A comparison of the density of NADPH-diaphorase-reactive neurons in the fascia dentata and Ammon's horn between 6-month and 12-month old Dark Agouti rats

• Published in: Brain research. Developmental brain research Vol. 107; no. 2; pp. 207 - 217
• Main Authors: Vaid, R.Roy, Yee, Benjamin K, Rawlins, J.Nicholas P, Totterdell, Susan
• Format: Journal Article
• Language: English
• Published: Netherlands Elsevier B.V 15.05.1998
• Subjects: Aging; Animals; Dentate gyrus; Dentate Gyrus - enzymology; Dentate Gyrus - growth & development; Hippocampus; Hippocampus - enzymology; Hippocampus - growth & development; Histocytochemistry; Male; NADPH Dehydrogenase - metabolism; NADPH-diaphorase; Neurons - enzymology; Nitric oxide; Nitric Oxide Synthase - metabolism; Rat; Rats; Aging; Dentate gyrus; NADPH-diaphorase; Rat; Nitric oxide; Hippocampus
• ISSN: 0165-3806
• DOI: 10.1016/S0165-3806(97)00215-0

The present study aimed to assess the developmental progress of the hippocampal nitric oxide (NO) system within adulthood by comparing the density of NO-producing neurons in the fascia dentata and Ammon's horn in two groups of adult male rats using NADPH-diaphorase (NADPH-d) histochemistry.
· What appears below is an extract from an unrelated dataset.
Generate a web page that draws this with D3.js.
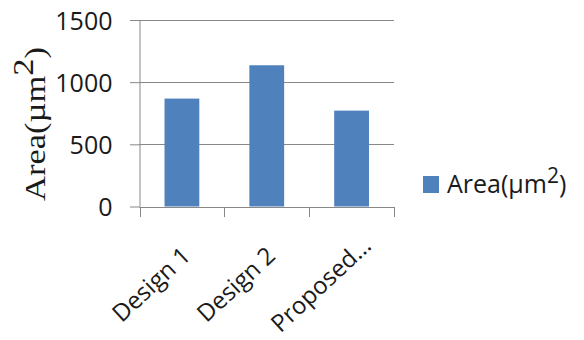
<!DOCTYPE html>
<html>
<head>
<meta charset="utf-8">
<script src="https://cdn.jsdelivr.net/npm/d3@7"></script>
<style>
  html, body { margin: 0; padding: 0; background: #fff; }
  svg { display: block; }
</style>
</head>
<body>
<svg id="chart" width="584" height="340"></svg>
<script>
const categories = ["Design 1", "Design 2", "Proposed\u2026"];
const areaValues = [868, 1136, 771];
const yTicks = [0, 500, 1000, 1500];
const seriesName = "Area(\u00B5m";
const seriesSup = "2";

(function () {
const svg = d3.select("#chart");
const pLeft = 139.5, pRight = 394, pTop = 20, pBottom = 206.5;
const font = "'Open Sans', sans-serif";
const gridColor = "#888888";
const barColor = "#4F81BD";

const y = d3.scaleLinear().domain([0, 1500]).range([pBottom, pTop]);
const x = d3.scaleBand().domain(categories).range([pLeft, pRight]).padding(0);
const barW = x.bandwidth() * 0.41;

// gridlines
svg.append("g").selectAll("line").data(yTicks).join("line")
  .attr("x1", pLeft).attr("x2", pRight)
  .attr("y1", d => Math.round(y(d)) + 0.5).attr("y2", d => Math.round(y(d)) + 0.5)
  .attr("stroke", gridColor).attr("stroke-width", 1);

// y axis
const yAxis = svg.append("g").attr("transform", `translate(${pLeft},0)`)
  .call(d3.axisLeft(y).tickValues(yTicks).tickSize(10).tickPadding(17).tickFormat(d3.format("d")));
yAxis.select(".domain").attr("stroke", gridColor).attr("d", `M0.5,${pTop}V${pBottom}`);
yAxis.selectAll(".tick line").attr("stroke", gridColor).attr("transform", "translate(0.5,0)");
yAxis.selectAll(".tick text").attr("font-family", font).attr("font-size", 25)
  .attr("fill", "#1a1a1a").attr("dy", "0.36em");

// bars
svg.append("g").selectAll("rect").data(categories).join("rect")
  .attr("x", (d) => x(d) + x.bandwidth() / 2 - barW / 2)
  .attr("width", barW)
  .attr("y", (d, i) => y(areaValues[i]))
  .attr("height", (d, i) => y(0) - y(areaValues[i]))
  .attr("fill", barColor);

// x axis line and boundary ticks
const xg = svg.append("g");
xg.append("line").attr("x1", pLeft).attr("x2", pRight)
  .attr("y1", Math.round(y(0)) + 0.5).attr("y2", Math.round(y(0)) + 0.5)
  .attr("stroke", gridColor);
const bounds = categories.map(c => x(c)).concat([x(categories[categories.length - 1]) + x.bandwidth()]);
xg.selectAll("line.tk").data(bounds).join("line").attr("class", "tk")
  .attr("x1", d => Math.round(d) + 0.5).attr("x2", d => Math.round(d) + 0.5)
  .attr("y1", Math.round(y(0))).attr("y2", Math.round(y(0)) + 10)
  .attr("stroke", gridColor);

// category labels
xg.selectAll("text").data(categories).join("text")
  .attr("transform", d => `translate(${x(d) + x.bandwidth() / 2 - 25},${y(0) + 84}) rotate(-43)`)
  .attr("text-anchor", "middle")
  .attr("font-family", font).attr("font-size", 24).attr("fill", "#1a1a1a")
  .text(d => d);

// y axis title
const yt = svg.append("text")
  .attr("transform", "translate(45,124) scale(1,1.15) rotate(-90)")
  .attr("text-anchor", "middle")
  .attr("font-family", "'Liberation Serif', 'Times New Roman', serif")
  .attr("font-size", 30).attr("fill", "#1a1a1a");
yt.append("tspan").text(seriesName);
yt.append("tspan").attr("dy", -12).text(seriesSup);
yt.append("tspan").attr("dy", 12).text(")");

// legend
const lg = svg.append("g");
lg.append("rect").attr("x", 423).attr("y", 176).attr("width", 16).attr("height", 17).attr("fill", barColor);
const lt = lg.append("text").attr("x", 447).attr("y", 193)
  .attr("font-family", font).attr("font-size", 25).attr("fill", "#1a1a1a");
lt.append("tspan").text(seriesName);
lt.append("tspan").attr("dy", -10).attr("font-size", 21).text(seriesSup);
lt.append("tspan").attr("dy", 10).text(")");
})();
</script>
</body>
</html>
One group comprised 6-month-old rats (early adulthood), and the other 12-month-old rats (middle-adulthood). Areal density (number of neurons per unit area) of NADPH-d positive neurons along the three hippocampal axes (septo-temporal, transverse and radial axes) were subjected to quantitative analyses. There were significant variations in the density of NADPH-d-reactive neurons along the transverse and radial axes of the hippocampus, similar to what have been described previously. Comparison between 6-month and 12-month-old rats indicated a substantial reduction in the density of NADPH-d-reactive neurons in the fascia dentata (69%) and Ammon's horn (54%) of the latter group. This reduction was relatively uniform along the septotemporal and radial axes, but appeared to be more pronounced in the fascia dentata and in the proximal region of Ammon's horn. Our finding showed that the hippocampal NO system can undergo significant changes within adulthood. It further highlighted the possibility that an age-related reduction in the capacity to produce NO may not be directly responsible for the cognitive decline associated with senescence, but rather predisposes neuronal degeneration in later life.